The Guardian’ın haberine göre, İngiltere, Japonya, Almanya ve ABD gibi zengin ekonomilere sahip ülkeler son yıllarda yaşlanan nüfusla karşı karşıya kaldıkları için, ekonomik büyümeyi ve iş gücü arzını sürdürebilmek adına daha liberal göç politikalarına yönelmiş durumda.
Nüfusta Rekor Artış ve Sosyal Gerginlikler
Miles’ın açıklamaları, Ulusal İstatistik Ofisi’nin (ONS) yayımladığı verilere denk geldi. Verilere göre, Haziran 2024’e kadar geçen bir yıllık süreçte, İngiltere ve Galler’in nüfusu 700 binin üzerinde artarak 62 milyona ulaştı. Bu, kayıtların başladığı 1949’dan bu yana görülen en yüksek ikinci yıllık artış oldu.
Bu artışın büyük bölümü, Birleşik Krallık’tan ayrılanlarla ülkeye gelenler arasındaki farkı ifade eden net göç rakamlarındaki rekor seviyeden kaynaklandı.
Son haftalarda, aşırı sağ grupların da aralarında bulunduğu bazı gruplar, sığınmacıların kaldığı otellerin önünde protestolar düzenledi.

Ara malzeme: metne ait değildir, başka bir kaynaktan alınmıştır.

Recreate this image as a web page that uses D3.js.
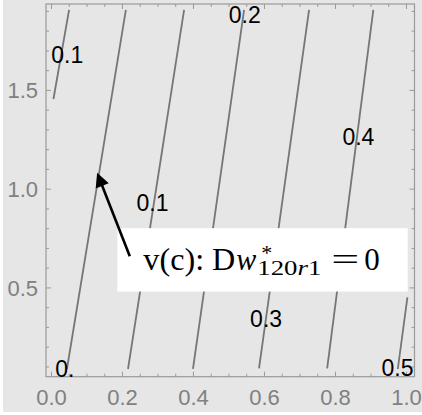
<!DOCTYPE html>
<html>
<head>
<meta charset="utf-8">
<script src="https://cdn.jsdelivr.net/npm/d3@7/dist/d3.min.js"></script>
<style>
  html, body { margin: 0; padding: 0; background: #ffffff; }
  svg { display: block; }
</style>
</head>
<body>
<svg id="chart" width="422" height="415"></svg>
<script>
// Contour lines of the level set, each given by its two end points (x, y)
const contourTopX    = [0.051, 0.211, 0.375, 0.544, 0.727, 0.908, 1.004];
const contourTopY    = [1.905, 1.905, 1.905, 1.905, 1.905, 1.905, 0.450];
const contourBottomX = [0.007, 0.045, 0.217, 0.400, 0.586, 0.778, 0.977];
const contourBottomY = [1.454, 0.087, 0.087, 0.087, 0.090, 0.090, 0.087];

// Contour labels and where they sit
const labelTexts = ["0.1", "0.", "0.1", "0.2", "0.3", "0.4", "0.5"];
const labelX     = [0.046, 0.039, 0.286, 0.546, 0.606, 0.866, 0.976];
const labelY     = [1.678, 0.087, 0.928, 1.882, 0.341, 1.262, 0.092];

// Frame ticks
const xMajorTicks = [0.0, 0.2, 0.4, 0.6, 0.8, 1.0];
const xTickLabels = ["0.0", "0.2", "0.4", "0.6", "0.8", "1.0"];
const xMinorTicks = [0.05, 0.1, 0.15, 0.25, 0.3, 0.35, 0.45, 0.5, 0.55, 0.65, 0.7, 0.75, 0.85, 0.9, 0.95];
const yMajorTicks = [0.5, 1.0, 1.5];
const yTickLabels = ["0.5", "1.0", "1.5"];
const yMinorTicks = [0.1, 0.2, 0.3, 0.4, 0.6, 0.7, 0.8, 0.9, 1.1, 1.2, 1.3, 1.4, 1.6, 1.7, 1.8, 1.9];

// Callout pointing at the zero contour
const arrowTail = [0.222, 0.658];
const arrowTip  = [0.130, 1.080];
const boxX = [0.187, 1.005];
const boxY = [0.479, 0.800];

const svg = d3.select("#chart");
const W = 422, H = 415;
const pL = 46, pR = 414.5, pT = 4, pB = 376.7;

const x = d3.scaleLinear().domain([-0.014, 1.024]).range([pL, pR]);
const y = d3.scaleLinear().domain([0.048, 1.935]).range([pB, pT]);

// page background
svg.append("rect").attr("x", 3).attr("y", 0).attr("width", W - 3).attr("height", 412)
  .attr("fill", "#e6e6e6");

// plot area
svg.append("rect").attr("x", pL).attr("y", pT)
  .attr("width", pR - pL).attr("height", pB - pT)
  .attr("fill", "#e6e6e6");

const frameColor = "#9a9a9a";
const tickColor = "#808080";

// axes on all four sides, ticks pointing inward
function frameAxis(gen, scale, majors, minors, labels, transform, showLabels) {
  const g = svg.append("g").attr("transform", transform);
  const axMaj = gen(scale).tickValues(majors).tickSizeInner(-5).tickSizeOuter(0)
    .tickPadding(showLabels ? 13 : 0)
    .tickFormat((d, i) => showLabels ? labels[i] : "");
  g.call(axMaj);
  const axMin = gen(scale).tickValues(minors).tickSizeInner(-3).tickSizeOuter(0).tickFormat("");
  const g2 = svg.append("g").attr("transform", transform);
  g2.call(axMin);
  [g, g2].forEach(gg => {
    gg.select(".domain").remove();
    gg.selectAll(".tick line").attr("stroke", frameColor).attr("stroke-width", 1);
  });
  g.selectAll(".tick text")
    .attr("fill", tickColor)
    .attr("font-family", "'Liberation Sans', Arial, sans-serif")
    .attr("font-size", 22);
  return g;
}

const gxB = frameAxis(d3.axisBottom, x, xMajorTicks, xMinorTicks, xTickLabels, `translate(0,${pB})`, true);
gxB.selectAll(".tick text").attr("dy", "0.71em").attr("y", 12.5);
frameAxis(d3.axisTop, x, xMajorTicks, xMinorTicks, xTickLabels, `translate(0,${pT})`, false);
const gyL = frameAxis(d3.axisLeft, y, yMajorTicks, yMinorTicks, yTickLabels, `translate(${pL},0)`, true);
gyL.selectAll(".tick text").attr("x", -8).attr("dy", "0.36em");
frameAxis(d3.axisRight, y, yMajorTicks, yMinorTicks, yTickLabels, `translate(${pR},0)`, false);

// frame
svg.append("rect").attr("x", pL).attr("y", pT)
  .attr("width", pR - pL).attr("height", pB - pT)
  .attr("fill", "none").attr("stroke", frameColor).attr("stroke-width", 1.2);

// contour lines
const line = d3.line().x(d => x(d[0])).y(d => y(d[1]));
const contours = contourTopX.map((_, i) => [
  [contourTopX[i], contourTopY[i]],
  [contourBottomX[i], contourBottomY[i]]
]);
svg.append("g").selectAll("path").data(contours).join("path")
  .attr("d", line)
  .attr("fill", "none")
  .attr("stroke", "#767676")
  .attr("stroke-width", 1.8);

// contour labels
svg.append("g").selectAll("text").data(labelTexts).join("text")
  .attr("x", (d, i) => x(labelX[i]))
  .attr("y", (d, i) => y(labelY[i]))
  .attr("dy", "0.36em")
  .attr("text-anchor", "middle")
  .attr("font-family", "'Liberation Sans', Arial, sans-serif")
  .attr("font-size", 23)
  .attr("fill", "#000")
  .text(d => d);

// callout box
const bx0 = x(boxX[0]), bx1 = x(boxX[1]), by0 = y(boxY[1]), by1 = y(boxY[0]);
svg.append("rect").attr("x", bx0).attr("y", by0)
  .attr("width", bx1 - bx0).attr("height", by1 - by0)
  .attr("fill", "#ffffff");

// arrow
const tx = x(arrowTail[0]), ty = y(arrowTail[1]);
const hx = x(arrowTip[0]), hy = y(arrowTip[1]);
const ang = Math.atan2(hy - ty, hx - tx);
const headLen = 14, headHalf = 7;
const baseX = hx - headLen * Math.cos(ang), baseY = hy - headLen * Math.sin(ang);
svg.append("line")
  .attr("x1", tx).attr("y1", ty).attr("x2", baseX + 2 * Math.cos(ang)).attr("y2", baseY + 2 * Math.sin(ang))
  .attr("stroke", "#000").attr("stroke-width", 2.6);
svg.append("path")
  .attr("d", `M${hx},${hy} L${baseX - headHalf * Math.sin(ang)},${baseY + headHalf * Math.cos(ang)} ` +
             `L${baseX + headHalf * Math.sin(ang)},${baseY - headHalf * Math.cos(ang)} Z`)
  .attr("fill", "#000");

// callout text: v(c): Dw*_{120r1} = 0
const serif = "'Liberation Serif', 'Times New Roman', serif";
const base = by0 + 42;
const ann = svg.append("g").attr("fill", "#000").attr("font-family", serif);
ann.append("text").attr("x", bx0 + 26).attr("y", base).attr("font-size", 31)
  .attr("textLength", 92).attr("lengthAdjust", "spacingAndGlyphs")
  .text("v(c): D");
ann.append("text").attr("x", bx0 + 119).attr("y", base).attr("font-size", 32)
  .attr("font-style", "italic").attr("textLength", 20).attr("lengthAdjust", "spacingAndGlyphs")
  .text("w");
ann.append("text").attr("x", bx0 + 144).attr("y", base - 10).attr("font-size", 22)
  .text("*");
const sub = ann.append("text").attr("x", bx0 + 140).attr("y", base + 5).attr("font-size", 20)
  .attr("textLength", 64).attr("lengthAdjust", "spacingAndGlyphs");
sub.append("tspan").text("120");
sub.append("tspan").attr("font-style", "italic").text("r");
sub.append("tspan").text("1");
ann.append("text").attr("x", bx0 + 214).attr("y", base).attr("font-size", 31)
  .attr("textLength", 28).attr("lengthAdjust", "spacingAndGlyphs").text("=");
ann.append("text").attr("x", bx0 + 247).attr("y", base).attr("font-size", 31)
  .text("0");
</script>
</body>
</html>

Pazar günü Londra’nın doğusundaki Canary Wharf’ta bulunan Britannia International Hotel önünde meşalelerin yakıldığı eylemlerde, protestocular ile polis arasında arbede yaşandı.
Vergi Artışı İhtimali ve Bütçe Açığı Tartışmaları
OBR, her bütçe döneminde, hükümetin vergi ve harcama kararlarını göz önünde bulundurarak beş yıllık ekonomik öngörüler hazırlıyor. Bu öngörüler, Maliye Bakanı Rachel Reeves’in mali kurallar çerçevesindeki hareket alanını belirliyor.
Mart ayında yayımlanan bahar bütçesi açıklamasında OBR, Reeves’in yaklaşık 9,9 milyar sterlinlik bir mali hareket alanına sahip olduğunu belirtmişti. Ancak ekonomistler, bu açığın şimdi 30 milyar sterline kadar çıkmış olabileceğini düşünüyor. Bu durum, sonbaharda ek vergi artışları yapılabileceği yönünde spekülasyonlara yol açıyor.